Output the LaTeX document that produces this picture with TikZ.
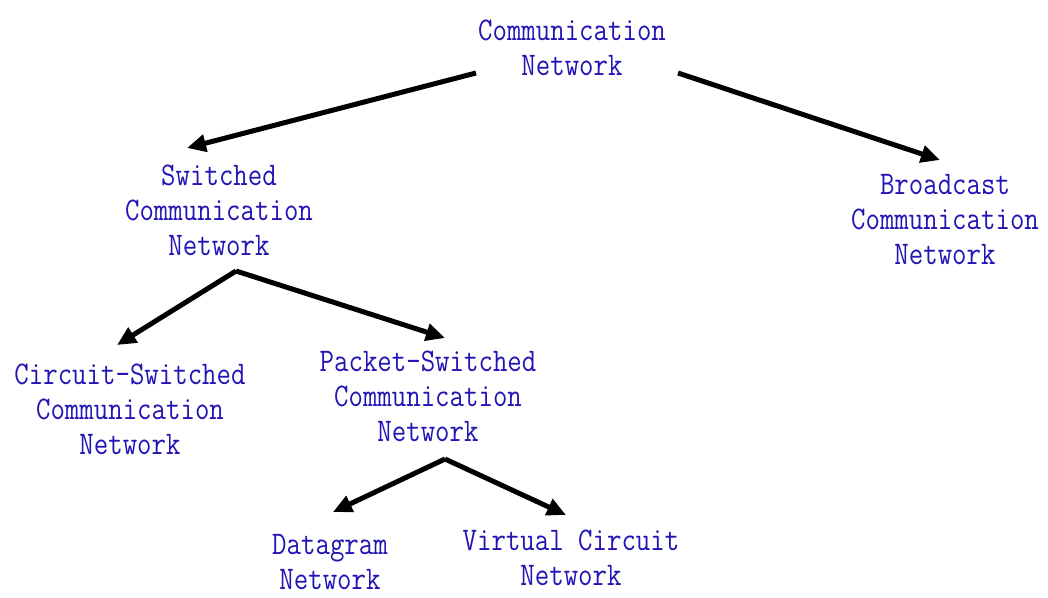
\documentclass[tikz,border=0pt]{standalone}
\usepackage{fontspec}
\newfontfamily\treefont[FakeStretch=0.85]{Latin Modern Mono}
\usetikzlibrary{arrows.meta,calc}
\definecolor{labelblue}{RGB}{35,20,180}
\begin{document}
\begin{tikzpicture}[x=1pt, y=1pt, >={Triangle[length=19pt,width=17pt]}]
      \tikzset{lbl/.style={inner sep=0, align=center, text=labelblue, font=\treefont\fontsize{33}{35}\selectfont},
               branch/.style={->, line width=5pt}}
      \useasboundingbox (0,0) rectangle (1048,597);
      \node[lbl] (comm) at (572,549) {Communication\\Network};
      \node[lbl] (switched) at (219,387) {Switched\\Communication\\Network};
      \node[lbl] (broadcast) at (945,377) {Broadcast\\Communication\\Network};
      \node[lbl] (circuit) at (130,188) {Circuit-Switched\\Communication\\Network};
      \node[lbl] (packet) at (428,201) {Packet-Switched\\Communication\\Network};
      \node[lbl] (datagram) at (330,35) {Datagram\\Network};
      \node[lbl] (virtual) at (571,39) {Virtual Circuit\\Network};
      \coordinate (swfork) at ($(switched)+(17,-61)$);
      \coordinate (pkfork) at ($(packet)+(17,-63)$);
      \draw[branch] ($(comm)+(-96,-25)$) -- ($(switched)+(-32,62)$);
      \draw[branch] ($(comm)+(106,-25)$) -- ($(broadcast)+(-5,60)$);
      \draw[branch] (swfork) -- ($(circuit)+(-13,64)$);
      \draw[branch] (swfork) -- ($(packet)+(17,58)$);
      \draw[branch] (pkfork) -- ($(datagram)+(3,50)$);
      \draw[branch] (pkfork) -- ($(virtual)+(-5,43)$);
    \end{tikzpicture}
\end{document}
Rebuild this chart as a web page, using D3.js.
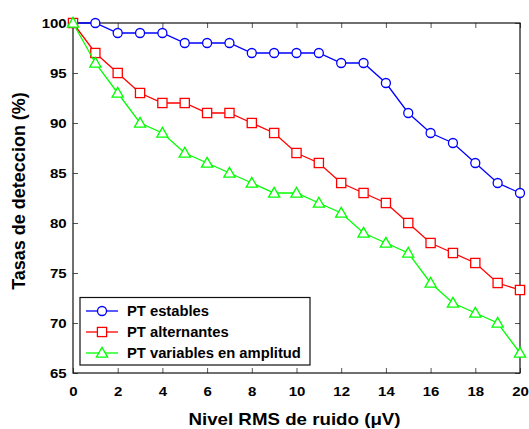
------------
■ Work required ■
Pick out the lines above containing the word "this", then copy them.

■ Exercise response ■
Output the LaTeX document that produces this picture with TikZ.
Rebuild this chart as a web page, using D3.js.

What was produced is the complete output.